25 listopada 2017 Sprzedaż ślimaków 2017
Sprzedaż ślimaków na Fermie „Mokry Dwór” wciąż trwa
Regularnie co tydzień wysyłamy pełen skład ślimaków
Jadą chłodnią, posortowane i zahibernowane. Przy okazji ostatniego załadunku miałam chwilę czasu na zrobienie kilku zdjęć, które od razu wklejam, abyście zobaczyli w jaki sposób szykuje się ślimaki na wysyłkę. Oto jak wygląda sprzedaż ślimaków z Fermy „Mokry Dwór”.
Sprzedaż ślimaków zawsze następuje po ich uprzednim posortowaniu i zapakowaniu w 5 kg worki żyłkowe
Następnie, w zależności od życzeń klientów, ślimaki pakowane są po dwa lub trzy worki w skrzynki plastikowe i układane na paletach. Jedni klienci zamawiają palety po 700 kg ślimaków, inni wolą dostać całą tonę na palecie. Tona ślimaka to maksymalne obciążenie palety na wysyłkę, które jest zarazem najbardziej opłacalne ze względu na koszt transportu i miejsce magazynowania. Żebyśmy jednak mogli elastycznie dostosować się do otrzymywanych zamówień, zawsze mamy poważone ślimaki w workach po 5 kg. Stała waga worków ułatwia liczenie tonażu i paletowanie.
Nadal zapraszamy wszystkich hodowców do wspólnej sprzedaży ślimaków
Jeśli ktoś z Was ma jeszcze ślimaki na sprzedaż, to nadal oferujemy możliwość wspólnej sprzedaży. Możecie przywozić zarówno ślimaka Helix Aspersa Muller, jak i Maxima. Możecie przywozić ślimaki gotowe na sprzedaż, czyli po uprzednim posortowaniu, ale przyjmujemy również ślimaki niesortowane.
Ostatnie wysyłki przed Świętami Bożego Narodzenia będą realizowane do 20 grudnia. Kolejne już w Nowym Roku. Kto chciałby zdążyć sprzedać jeszcze swój towar do Świąt, niech się spieszy. Ślimaki muszą dojechać do nas maksymalnie do 15 grudnia. Wszystkie ślimaki przywiezione po tym terminie zostaną wysłane dopiero po Nowym Roku.
W tym roku cena za ślimaki jest rekordowo wysoka. Za ślimaka Helix Aspersa Muller w pierwszej klasie średnio można uzyskać 12 zł/kg.
Sprzedaż ślimaków z Fermy „Mokry Dwór” realizowana jest na bieżąco i nabiera coraz większego tempa.

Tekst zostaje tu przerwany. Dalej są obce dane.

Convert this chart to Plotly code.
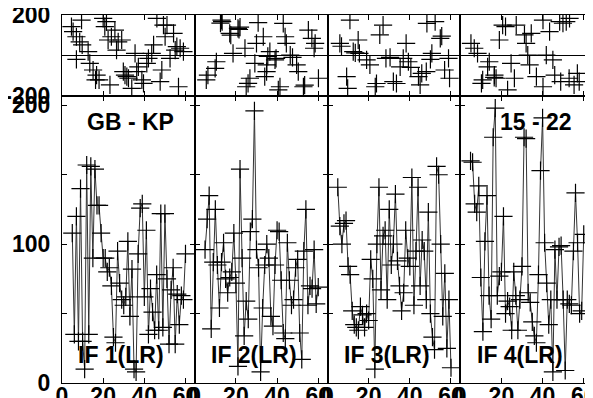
import plotly.graph_objects as go
from plotly.subplots import make_subplots

# bottom row: amplitude vs time, one series per IF
amp_x = list(range(5, 61))
amp_if1 = [108, 35, 120, 30, 140, 30, 10, 157, 35, 156, 90, 154, 128, 128, 108, 90,
           90, 80, 83, 70, 33, 29, 95, 72, 60, 56, 62, 102, 48, 82, 10, 8,
           93, 126, 129, 62, 110, 35, 68, 51, 38, 78, 38, 122, 40, 122, 75, 28,
           67, 83, 28, 64, 42, 63, 60, 93]
amp_if2 = [96, 118, 135, 39, 87, 125, 85, 54, 87, 101, 75, 65, 76, 80, 108, 72,
           12, 154, 90, 34, 59, 46, 109, 118, 196, 96, 83, 8, 54, 85, 100, 90,
           48, 41, 85, 110, 109, 74, 36, 32, 101, 74, 56, 60, 83, 89, 36, 17,
           95, 125, 56, 70, 68, 96, 57, 69]
amp_if3 = [141, 113, 100, 115, 117, 84, 78, 52, 42, 40, 38, 55, 49, 40, 50, 45,
           89, 75, 10, 100, 141, 67, 106, 110, 60, 125, 85, 100, 136, 88, 70, 52,
           65, 110, 90, 84, 148, 56, 95, 141, 70, 103, 95, 60, 123, 50, 33, 24,
           156, 150, 100, 48, 79, 25, 60, 11]
amp_if4 = [160, 159, 129, 123, 142, 76, 37, 102, 135, 63, 46, 177, 198, 63, 77, 80,
           120, 50, 59, 55, 38, 80, 63, 38, 60, 84, 177, 176, 65, 58, 44, 34,
           29, 78, 153, 191, 101, 72, 42, 60, 8, 96, 60, 98, 99, 60, 9, 60,
           57, 56, 95, 137, 101, 50, 52, 107]

# top row: phase vs time
ph1_x = [4.6, 5.4, 7, 8.6, 9.5, 9.8, 12.7, 7, 13.5, 15.1, 16.8, 16.3, 18, 20, 20.8, 21.6,
         22.4, 23.3, 24, 25.7, 26.5, 27.3, 29, 29.8, 30.6, 31.5, 32.3, 33.9, 35.5, 36.3,
         37.1, 38.8, 39.6, 41.2, 42, 43.6, 44.5, 46.1, 47.7, 48.5, 49.3, 50.1, 51, 52.5,
         54.2, 55, 55.8, 56.6, 57.4, 59]
ph1_y = [142, 117, 92, 67, 175, 52, 18, -20, -40, -73, -98, -122, -122, 183, 142, 167,
         76, -147, 92, 125, 26, 67, 76, -81, -98, -106, -114, -164, 10, -81,
         -57, -122, -139, -40, -15, 10, 52, 183, -131, -73, 150, 92, 150, -15,
         109, 26, 43, -156, 35, 18]
ph2_x = [13, 13.3, 12.5, 17, 17.5, 21, 21.5, 22, 30.8, 33.3, 30, 24.4, 18.6, 43, 43.9,
         44.5, 55.2, 56.9, 58.5, 58, 36.5, 35.5, 39, 39.5, 46.4, 47.5, 29.2, 35, 34.9,
         49.5, 50.3, 10.5, 9.9, 6.4, 5.6, 60.1, 34, 26.8, 25.9, 25, 41.4, 40.6, 52.8, 53.4]
ph2_y = [175, 167, 160, 109, 100, 134, 128, 140, 162, 92, 59, 35, 10, 158, 92,
         59, 125, 84, 59, 35, 18, -5, -23, -15, 1, -10, -40, -48, -81,
         -48, -81, -32, -65, -98, -122, -114, -106, -114, -139, -156, -156, -172, -156, -148]
ph3_x = [10.9, 14.9, 6, 6.8, 12.5, 13.5, 15.5, 19, 20.6, 27, 25.4, 28.4, 9.3, 9.8, 23.2,
         23.8, 48.3, 52.3, 54.8, 55.5, 38.2, 50.7, 58.8, 36.8, 39.3, 35.3, 40.5, 44.2,
         45.8, 45, 48, 56.9, 59.3, 32, 33.5, 30.4, 50]
ph3_y = [175, 76, 59, 45, 18, 12, 10, -23, -48, 150, 101, -15, -106, -164, -156,
         -140, 158, 167, 84, 95, 59, 10, -15, -15, -32, -57, -60, -106,
         -90, -147, -81, -73, -114, -131, -140, -10, -20]
ph4_x = [5.2, 6.8, 8.4, 14.1, 13.3, 10.9, 10.3, 16.6, 17.4, 19, 20.6, 22, 27.2, 31.2,
         32, 34.5, 40.2, 43.4, 48.3, 49.9, 51.5, 53.1, 32.8, 24.7, 33.7, 41.8, 45, 45.9,
         37, 40.2, 23, 26.3, 16.5, 48.8, 52.9, 55.3, 56.9, 57.8]
ph4_y = [59, 35, 10, -32, -57, -122, -139, -98, -114, 76, 150, 142, 150, 101,
         59, 109, 175, 117, 167, 159, 167, 183, 1, -40, -48, 1, -23, -98,
         -106, -156, -172, -114, -110, -131, -114, -147, -90, -131]

phase_x = [ph1_x, ph2_x, ph3_x, ph4_x]
phase_y = [ph1_y, ph2_y, ph3_y, ph4_y]
amps = [amp_if1, amp_if2, amp_if3, amp_if4]
if_labels = ["IF 1(LR)", "IF 2(LR)", "IF 3(LR)", "IF 4(LR)"]

FONT = dict(family="Liberation Sans, Arial, sans-serif", size=23, color="black", weight="bold")
marker = dict(symbol="cross-thin", size=13, line=dict(width=1.2, color="black"))

fig = make_subplots(rows=2, cols=4, horizontal_spacing=0, vertical_spacing=0,
                    row_heights=[0.219, 0.781])

for i in range(4):
    fig.add_trace(go.Scatter(x=phase_x[i], y=phase_y[i], mode="markers",
                             marker=marker, showlegend=False), row=1, col=i + 1)
    fig.add_trace(go.Scatter(x=amp_x, y=amps[i], mode="lines+markers",
                             line=dict(color="#333", width=1),
                             marker=marker, showlegend=False), row=2, col=i + 1)

axis_style = dict(showline=True, linecolor="black", linewidth=1, mirror="ticks",
                  ticks="inside", ticklen=5, tickwidth=1, tickcolor="black",
                  showgrid=False, zeroline=False, tickfont=FONT, automargin=False,
                  ticklabeloverflow="allow")

for i in range(4):
    fig.update_xaxes(axis_style, range=[0, 64.5], tickvals=[0, 20, 40, 60],
                     showticklabels=False, row=1, col=i + 1)
    fig.update_xaxes(axis_style, range=[0, 64.5], tickvals=[0, 20, 40, 60],
                     ticklabelstandoff=-8, row=2, col=i + 1)
    fig.update_yaxes(axis_style, range=[-200, 200], tickvals=[-200, 0, 200],
                     ticktext=["-200", "", "200"], zeroline=True, zerolinecolor="black",
                     zerolinewidth=1, showticklabels=(i == 0), ticklabelstandoff=6,
                     row=1, col=i + 1)
    fig.update_yaxes(axis_style, range=[0, 207], tickvals=[0, 50, 100, 150, 200],
                     ticktext=["0", "", "100", "", "200"], showticklabels=(i == 0),
                     ticklabelstandoff=6, row=2, col=i + 1)
    fig.add_annotation(x=7, y=20, xref=f"x{i + 5}", yref=f"y{i + 5}", text=if_labels[i],
                       showarrow=False, xanchor="left", yanchor="middle", font=FONT)

fig.add_annotation(x=33.5, y=188, xref="x5", yref="y5", text="GB - KP",
                   showarrow=False, font=FONT)
fig.add_annotation(x=37, y=188, xref="x8", yref="y8", text="15 - 22",
                   showarrow=False, font=FONT)

# page body has an 8px margin, so size the figure to land the plot where the reference has it
fig.update_layout(width=585, height=390, margin=dict(l=54, r=0, t=7, b=15),
                  paper_bgcolor="white", plot_bgcolor="white", font=FONT)

fig.write_html("out.html")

Na chwilę obecną nie nadążamy z realizacją zamówień składanych przez naszych klientów. Z jednej strony to dobrze dla nas wszystkich, gdyż cena jest wysoka i nikt nie martwi się o zbyt. Z drugiej jednak strony, mamy poczucie niedosytu, gdyż wciąż jest za mało ślimaka dostępnego na sprzedaż. Wciąż zamówienia są zbyt duże w stosunku do wielkości produkcji oferowanych przez polskich hodowców ślimaka. W zasadzie z dnia na dzień otwierają się przed nami nowe rynki zbytu. Zgłaszają się klienci z nowych krajów i składają duże zamówienia. A my, niestety, nie możemy zapewnić regularnych dostaw wszystkim. Jakie wnioski można wyciągnąć w obecnej sytuacji? Potrzeba nowych hodowli ślimaków i dużego, szybkiego rozwoju obecnie istniejących hodowli. Kto może, niech powiększa swoją hodowlę na kolejny sezon dla wspólnego dobra. Hodowcy będą mieli zapewniony zbyt, a my utrzymamy klientów.